Repeat every line of the listing below exactly, minus the pictures.

··· Supplied data ···

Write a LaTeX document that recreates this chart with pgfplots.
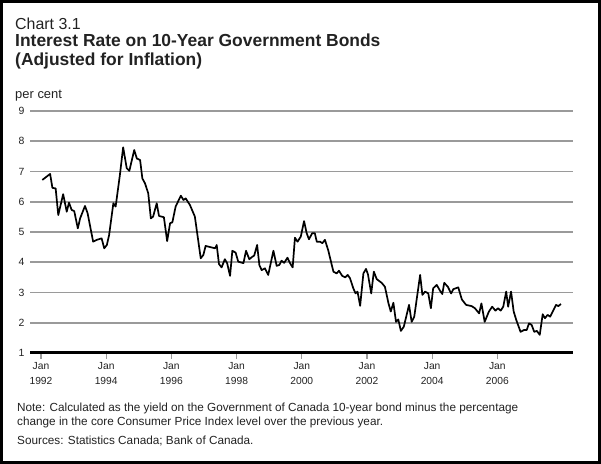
\documentclass[border=0pt]{standalone}
\usepackage{fontspec}
\setmainfont{Liberation Sans}
\usepackage{pgfplots}
\pgfplotsset{compat=1.18}
\definecolor{gridgray}{HTML}{9A9A9A}
\definecolor{txt}{HTML}{222222}
\begin{document}
\begin{tikzpicture}[x=1bp,y=1bp]
\useasboundingbox (0,0) rectangle (601,464);
\draw[line width=3bp, black] (1.5,1.5) rectangle (599.5,462.5);
% titles
\node[anchor=base west, inner sep=0, text=txt] at (15,434) {\fontsize{16}{19}\selectfont Chart 3.1};
\node[anchor=base west, inner sep=0, text=txt] at (15,417.3) {\fontsize{17.5}{20}\selectfont\bfseries Interest Rate on 10-Year Government Bonds};
\node[anchor=base west, inner sep=0, text=txt] at (15,398) {\fontsize{17.5}{20}\selectfont\bfseries (Adjusted for Inflation)};
\node[anchor=base west, inner sep=0, text=txt] at (15,365) {\fontsize{13}{15}\selectfont per cent};
% notes
\node[anchor=base west, inner sep=0, text=txt] at (17,52.5) {\fontsize{11.8}{13}\selectfont Note: Calculated as the yield on the Government of Canada 10-year bond minus the percentage};
\node[anchor=base west, inner sep=0, text=txt] at (17,38.5) {\fontsize{11.8}{13}\selectfont change in the core Consumer Price Index level over the previous year.};
\node[anchor=base west, inner sep=0, text=txt] at (17,19) {\fontsize{11.8}{13}\selectfont Sources: Statistics Canada; Bank of Canada.};
\begin{axis}[
  at={(30bp,111bp)}, anchor=south west,
  scale only axis, width=543bp, height=242bp,
  xmin=1991.663, xmax=2008.32, ymin=1, ymax=9,
  axis x line=bottom, axis y line=left,
  x axis line style={-, line width=3bp, black},
  y axis line style={draw=none},
  ytick={1,...,9},
  xtick={1992,1994,1996,1998,2000,2002,2004,2006},
  xticklabels={Jan\\1992,Jan\\1994,Jan\\1996,Jan\\1998,Jan\\2000,Jan\\2002,Jan\\2004,Jan\\2006},
  ymajorgrids, grid style={gridgray, line width=1.6bp},
  ytick style={draw=none},
  xtick style={gridgray, line width=1.2bp},
  tick align=outside, major tick length=6bp,
  /pgf/number format/assume math mode=true,
  yticklabel style={font=\fontsize{10.5}{12}\selectfont, text=txt, anchor=east, xshift=4bp},
  xticklabel style={font=\fontsize{10.3}{15}\selectfont, text=txt, align=center, anchor=north, yshift=0bp},
  clip=false,
]
\addplot[black, line width=1.7bp, line join=round] table {
x y
1992.04 6.72
1992.28 6.92
1992.35 6.46
1992.45 6.44
1992.53 5.56
1992.68 6.25
1992.79 5.67
1992.86 5.97
1992.94 5.73
1993.02 5.69
1993.13 5.12
1993.20 5.45
1993.35 5.86
1993.43 5.62
1993.60 4.68
1993.71 4.74
1993.86 4.79
1993.94 4.46
1994.02 4.57
1994.09 4.90
1994.22 5.95
1994.29 5.84
1994.42 6.88
1994.52 7.80
1994.63 7.11
1994.71 7.02
1994.86 7.71
1994.94 7.43
1995.04 7.38
1995.11 6.77
1995.19 6.61
1995.29 6.28
1995.37 5.45
1995.44 5.51
1995.55 5.95
1995.62 5.53
1995.77 5.49
1995.87 4.70
1995.96 5.29
1996.03 5.32
1996.13 5.84
1996.29 6.20
1996.37 6.06
1996.44 6.11
1996.57 5.89
1996.72 5.51
1996.90 4.13
1996.98 4.24
1997.05 4.54
1997.34 4.46
1997.39 4.57
1997.46 3.94
1997.54 3.83
1997.64 4.10
1997.71 3.97
1997.80 3.55
1997.87 4.38
1997.97 4.32
1998.05 4.02
1998.21 3.97
1998.29 4.38
1998.39 4.10
1998.48 4.18
1998.54 4.22
1998.63 4.57
1998.70 3.90
1998.77 3.74
1998.87 3.80
1998.97 3.58
1999.13 4.38
1999.23 3.88
1999.31 3.91
1999.38 4.05
1999.46 3.98
1999.56 4.15
1999.64 3.97
1999.72 3.83
1999.79 4.81
1999.87 4.68
1999.97 4.85
2000.07 5.36
2000.15 4.96
2000.22 4.76
2000.32 4.96
2000.40 4.96
2000.46 4.68
2000.56 4.68
2000.63 4.63
2000.71 4.74
2000.81 4.40
2000.97 3.69
2001.07 3.63
2001.14 3.72
2001.24 3.55
2001.33 3.50
2001.41 3.58
2001.48 3.47
2001.58 3.14
2001.65 2.97
2001.71 3.03
2001.79 2.56
2001.89 3.63
2001.97 3.78
2002.03 3.60
2002.13 2.97
2002.21 3.69
2002.30 3.44
2002.45 3.32
2002.55 3.19
2002.66 2.64
2002.73 2.37
2002.81 2.66
2002.89 2.03
2002.96 2.11
2003.04 1.73
2003.13 1.87
2003.29 2.59
2003.37 2.03
2003.45 2.20
2003.63 3.58
2003.70 2.92
2003.78 3.03
2003.88 2.97
2003.96 2.48
2004.03 3.14
2004.14 3.25
2004.24 3.06
2004.31 2.95
2004.37 3.32
2004.48 3.19
2004.58 2.97
2004.65 3.11
2004.80 3.17
2004.91 2.77
2005.04 2.59
2005.21 2.55
2005.31 2.48
2005.44 2.31
2005.51 2.64
2005.61 2.03
2005.74 2.37
2005.84 2.53
2005.94 2.40
2006.02 2.48
2006.10 2.40
2006.18 2.53
2006.27 3.03
2006.33 2.53
2006.42 3.03
2006.50 2.37
2006.58 2.09
2006.71 1.70
2006.82 1.76
2006.90 1.76
2006.97 1.98
2007.05 1.93
2007.13 1.70
2007.21 1.73
2007.30 1.60
2007.39 2.28
2007.46 2.15
2007.54 2.26
2007.62 2.20
2007.72 2.42
2007.80 2.59
2007.87 2.55
2007.95 2.62
};
\end{axis}
\end{tikzpicture}
\end{document}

···

- _Final result_
Write a LaTeX document that recreates this chart with pgfplots.
\documentclass[border=0pt]{standalone}
\usepackage{fontspec}
\setmainfont{Liberation Sans}
\usepackage{pgfplots}
\pgfplotsset{compat=1.18}
\definecolor{gridgray}{HTML}{9A9A9A}
\definecolor{txt}{HTML}{222222}
\begin{document}
\begin{tikzpicture}[x=1bp,y=1bp]
\useasboundingbox (0,0) rectangle (601,464);
\draw[line width=3bp, black] (1.5,1.5) rectangle (599.5,462.5);
% titles
\node[anchor=base west, inner sep=0, text=txt] at (15,434) {\fontsize{16}{19}\selectfont Chart 3.1};
\node[anchor=base west, inner sep=0, text=txt] at (15,417.3) {\fontsize{17.5}{20}\selectfont\bfseries Interest Rate on 10-Year Government Bonds};
\node[anchor=base west, inner sep=0, text=txt] at (15,398) {\fontsize{17.5}{20}\selectfont\bfseries (Adjusted for Inflation)};
\node[anchor=base west, inner sep=0, text=txt] at (15,365) {\fontsize{13}{15}\selectfont per cent};
% notes
\node[anchor=base west, inner sep=0, text=txt] at (17,52.5) {\fontsize{11.8}{13}\selectfont Note: Calculated as the yield on the Government of Canada 10-year bond minus the percentage};
\node[anchor=base west, inner sep=0, text=txt] at (17,38.5) {\fontsize{11.8}{13}\selectfont change in the core Consumer Price Index level over the previous year.};
\node[anchor=base west, inner sep=0, text=txt] at (17,19) {\fontsize{11.8}{13}\selectfont Sources: Statistics Canada; Bank of Canada.};
\begin{axis}[
  at={(30bp,111bp)}, anchor=south west,
  scale only axis, width=543bp, height=242bp,
  xmin=1991.663, xmax=2008.32, ymin=1, ymax=9,
  axis x line=bottom, axis y line=left,
  x axis line style={-, line width=3bp, black},
  y axis line style={draw=none},
  ytick={1,...,9},
  xtick={1992,1994,1996,1998,2000,2002,2004,2006},
  xticklabels={Jan\\1992,Jan\\1994,Jan\\1996,Jan\\1998,Jan\\2000,Jan\\2002,Jan\\2004,Jan\\2006},
  ymajorgrids, grid style={gridgray, line width=1.6bp},
  ytick style={draw=none},
  xtick style={gridgray, line width=1.2bp},
  tick align=outside, major tick length=6bp,
  /pgf/number format/assume math mode=true,
  yticklabel style={font=\fontsize{10.5}{12}\selectfont, text=txt, anchor=east, xshift=4bp},
  xticklabel style={font=\fontsize{10.3}{15}\selectfont, text=txt, align=center, anchor=north, yshift=0bp},
  clip=false,
]
\addplot[black, line width=1.7bp, line join=round] table {
x y
1992.04 6.72
1992.28 6.92
1992.35 6.46
1992.45 6.44
1992.53 5.56
1992.68 6.25
1992.79 5.67
1992.86 5.97
1992.94 5.73
1993.02 5.69
1993.13 5.12
1993.20 5.45
1993.35 5.86
1993.43 5.62
1993.60 4.68
1993.71 4.74
1993.86 4.79
1993.94 4.46
1994.02 4.57
1994.09 4.90
1994.22 5.95
1994.29 5.84
1994.42 6.88
1994.52 7.80
1994.63 7.11
1994.71 7.02
1994.86 7.71
1994.94 7.43
1995.04 7.38
1995.11 6.77
1995.19 6.61
1995.29 6.28
1995.37 5.45
1995.44 5.51
1995.55 5.95
1995.62 5.53
1995.77 5.49
1995.87 4.70
1995.96 5.29
1996.03 5.32
1996.13 5.84
1996.29 6.20
1996.37 6.06
1996.44 6.11
1996.57 5.89
1996.72 5.51
1996.90 4.13
1996.98 4.24
1997.05 4.54
1997.34 4.46
1997.39 4.57
1997.46 3.94
1997.54 3.83
1997.64 4.10
1997.71 3.97
1997.80 3.55
1997.87 4.38
1997.97 4.32
1998.05 4.02
1998.21 3.97
1998.29 4.38
1998.39 4.10
1998.48 4.18
1998.54 4.22
1998.63 4.57
1998.70 3.90
1998.77 3.74
1998.87 3.80
1998.97 3.58
1999.13 4.38
1999.23 3.88
1999.31 3.91
1999.38 4.05
1999.46 3.98
1999.56 4.15
1999.64 3.97
1999.72 3.83
1999.79 4.81
1999.87 4.68
1999.97 4.85
2000.07 5.36
2000.15 4.96
2000.22 4.76
2000.32 4.96
2000.40 4.96
2000.46 4.68
2000.56 4.68
2000.63 4.63
2000.71 4.74
2000.81 4.40
2000.97 3.69
2001.07 3.63
2001.14 3.72
2001.24 3.55
2001.33 3.50
2001.41 3.58
2001.48 3.47
2001.58 3.14
2001.65 2.97
2001.71 3.03
2001.79 2.56
2001.89 3.63
2001.97 3.78
2002.03 3.60
2002.13 2.97
2002.21 3.69
2002.30 3.44
2002.45 3.32
2002.55 3.19
2002.66 2.64
2002.73 2.37
2002.81 2.66
2002.89 2.03
2002.96 2.11
2003.04 1.73
2003.13 1.87
2003.29 2.59
2003.37 2.03
2003.45 2.20
2003.63 3.58
2003.70 2.92
2003.78 3.03
2003.88 2.97
2003.96 2.48
2004.03 3.14
2004.14 3.25
2004.24 3.06
2004.31 2.95
2004.37 3.32
2004.48 3.19
2004.58 2.97
2004.65 3.11
2004.80 3.17
2004.91 2.77
2005.04 2.59
2005.21 2.55
2005.31 2.48
2005.44 2.31
2005.51 2.64
2005.61 2.03
2005.74 2.37
2005.84 2.53
2005.94 2.40
2006.02 2.48
2006.10 2.40
2006.18 2.53
2006.27 3.03
2006.33 2.53
2006.42 3.03
2006.50 2.37
2006.58 2.09
2006.71 1.70
2006.82 1.76
2006.90 1.76
2006.97 1.98
2007.05 1.93
2007.13 1.70
2007.21 1.73
2007.30 1.60
2007.39 2.28
2007.46 2.15
2007.54 2.26
2007.62 2.20
2007.72 2.42
2007.80 2.59
2007.87 2.55
2007.95 2.62
};
\end{axis}
\end{tikzpicture}
\end{document}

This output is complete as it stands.